The world was a big bad place, which she knew she would not have to live in. She was going to change it, make it as wonderful as the world of her stories. She was going to make it worth living for her and her close ones. Her daddy use to be proud. He was proud when she spoke on stage fearlessly, he was prouder when she became the monitor. He was proud when teachers praised her!
But who cared, she knew she was meant to do more. She was meant to be a story teller!
But sadness happened, she grew up. She came in high school and the standards changed. For Dad, his awesome girl became the usual, he wanted more, he wanted good marks! Along with Dad, the world which she had dejected, turned around and bared its teeth. Its High school kiddo! Its not a joke! Just this one year, and your life will all be set. 
Scared, she listened to them. The story telling had to wait. The situation was urgent, demanded immediate attention! The world was big and the time was less, a lot of it had to be conquered! Lot had to be done to prove to the world that she has it in her what it takes to become what she want to be!
10th, then 12th. They passed in a jiffy. Did she get good marks? Yeah, maybe! But you need a degree for survival, just marks don't get you to money! Dad’s of the world boasted of the luxury and life they gave us, and which she and the likes of her might have to arrange for their kids. And she became nervous. She could do as well as her dad did right? No, she would do better! And hence she set upon the task of proving it to herself that she could do better than becoming “just” a story teller!
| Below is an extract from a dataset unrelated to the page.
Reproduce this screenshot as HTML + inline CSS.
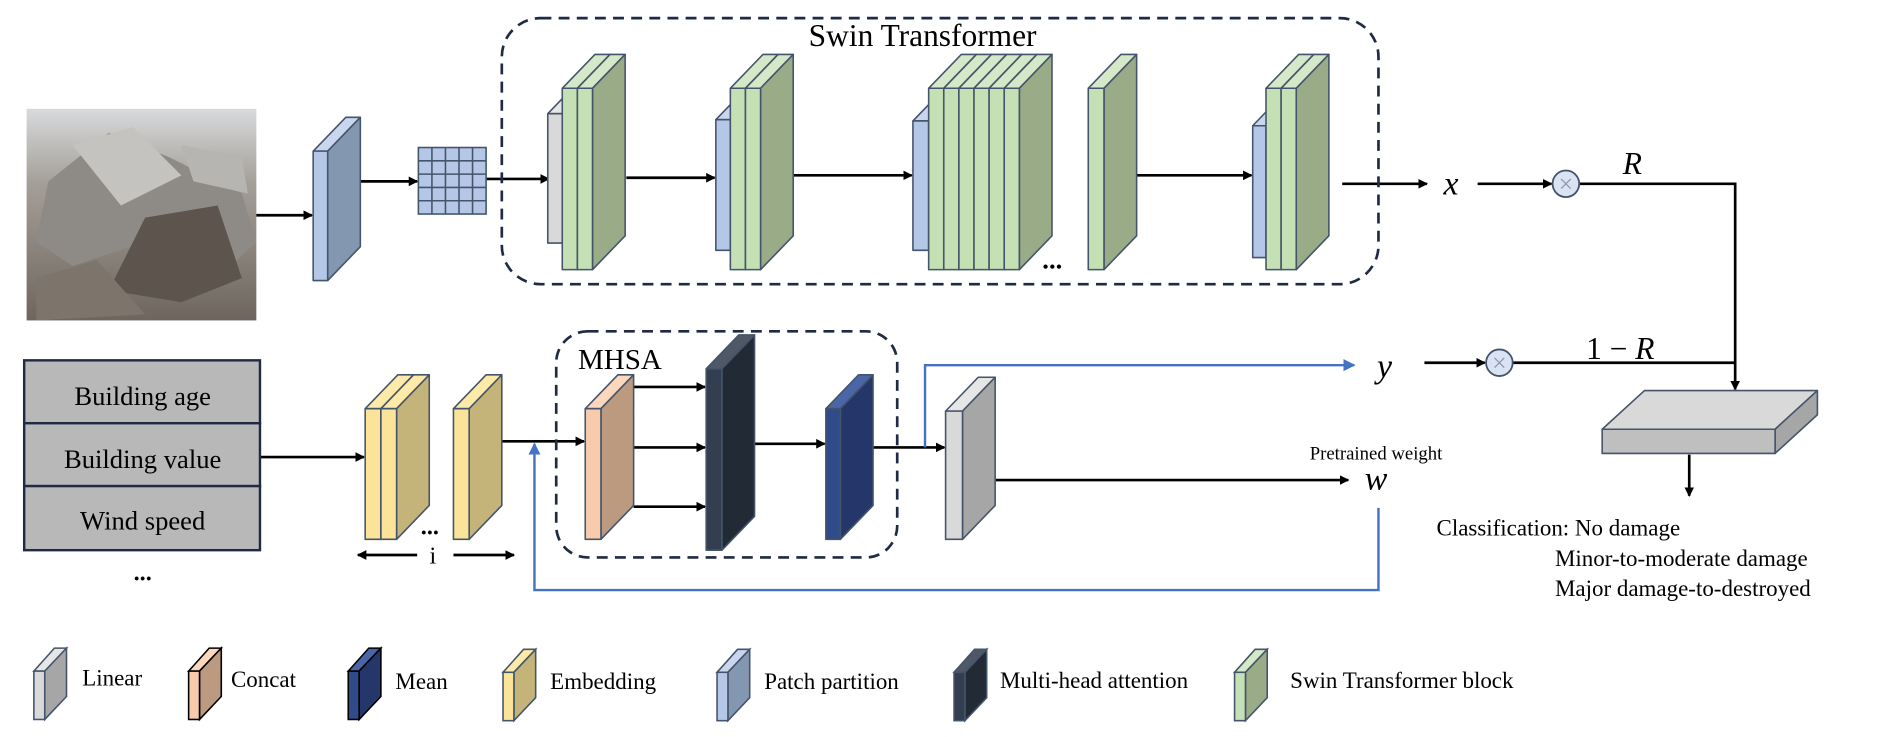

Engineers became MBA’s, MBA’s would become fathers and mothers. In the meanwhile, there were loves to cry over and friends to fret for. In the midst of all this, the story teller got lost somewhere. It got lost, lost in that same world it once wanted to change. She still wonders if it were her own choices that made her loose that story teller, that story teller in her? Or was it a sensible grown up in her that made that choice, of consciously forgetting the story teller in her? She wondered if the story teller in her was as weird and vague as that “kabulliwallah” or the “Prince Charming” of the childhood stories. She wondered if it was right for her that that story teller had departed.